EXERCISE PROMPT >> Below is the data. Give it again, complete and exact.

━━ SUPPLIED DATA

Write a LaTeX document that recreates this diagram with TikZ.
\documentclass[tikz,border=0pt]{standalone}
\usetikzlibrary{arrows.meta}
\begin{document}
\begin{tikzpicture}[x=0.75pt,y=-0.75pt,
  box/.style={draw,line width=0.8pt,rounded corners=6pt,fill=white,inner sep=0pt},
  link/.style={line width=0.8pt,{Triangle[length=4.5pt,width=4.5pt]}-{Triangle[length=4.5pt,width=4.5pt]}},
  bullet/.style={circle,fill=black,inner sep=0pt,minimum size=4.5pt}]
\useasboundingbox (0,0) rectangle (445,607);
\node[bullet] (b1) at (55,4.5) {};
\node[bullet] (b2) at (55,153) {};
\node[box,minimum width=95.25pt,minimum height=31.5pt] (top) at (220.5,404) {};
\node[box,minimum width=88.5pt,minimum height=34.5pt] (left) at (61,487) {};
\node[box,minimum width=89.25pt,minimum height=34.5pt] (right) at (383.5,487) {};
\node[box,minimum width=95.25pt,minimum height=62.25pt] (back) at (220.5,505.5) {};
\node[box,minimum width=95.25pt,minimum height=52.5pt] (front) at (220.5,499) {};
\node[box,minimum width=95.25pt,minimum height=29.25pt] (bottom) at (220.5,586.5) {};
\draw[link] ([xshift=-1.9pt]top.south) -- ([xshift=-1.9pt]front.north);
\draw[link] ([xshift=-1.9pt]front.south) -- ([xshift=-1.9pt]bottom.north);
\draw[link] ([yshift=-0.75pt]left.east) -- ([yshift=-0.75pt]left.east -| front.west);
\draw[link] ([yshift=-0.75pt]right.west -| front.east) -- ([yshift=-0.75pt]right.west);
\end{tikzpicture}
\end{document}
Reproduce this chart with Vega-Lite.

━━━━

SOLUTION TO THIS EXERCISE >>
Write a LaTeX document that recreates this diagram with TikZ.
\documentclass[tikz,border=0pt]{standalone}
\usetikzlibrary{arrows.meta}
\begin{document}
\begin{tikzpicture}[x=0.75pt,y=-0.75pt,
  box/.style={draw,line width=0.8pt,rounded corners=6pt,fill=white,inner sep=0pt},
  link/.style={line width=0.8pt,{Triangle[length=4.5pt,width=4.5pt]}-{Triangle[length=4.5pt,width=4.5pt]}},
  bullet/.style={circle,fill=black,inner sep=0pt,minimum size=4.5pt}]
\useasboundingbox (0,0) rectangle (445,607);
\node[bullet] (b1) at (55,4.5) {};
\node[bullet] (b2) at (55,153) {};
\node[box,minimum width=95.25pt,minimum height=31.5pt] (top) at (220.5,404) {};
\node[box,minimum width=88.5pt,minimum height=34.5pt] (left) at (61,487) {};
\node[box,minimum width=89.25pt,minimum height=34.5pt] (right) at (383.5,487) {};
\node[box,minimum width=95.25pt,minimum height=62.25pt] (back) at (220.5,505.5) {};
\node[box,minimum width=95.25pt,minimum height=52.5pt] (front) at (220.5,499) {};
\node[box,minimum width=95.25pt,minimum height=29.25pt] (bottom) at (220.5,586.5) {};
\draw[link] ([xshift=-1.9pt]top.south) -- ([xshift=-1.9pt]front.north);
\draw[link] ([xshift=-1.9pt]front.south) -- ([xshift=-1.9pt]bottom.north);
\draw[link] ([yshift=-0.75pt]left.east) -- ([yshift=-0.75pt]left.east -| front.west);
\draw[link] ([yshift=-0.75pt]right.west -| front.east) -- ([yshift=-0.75pt]right.west);
\end{tikzpicture}
\end{document}
Reproduce this chart with Vega-Lite.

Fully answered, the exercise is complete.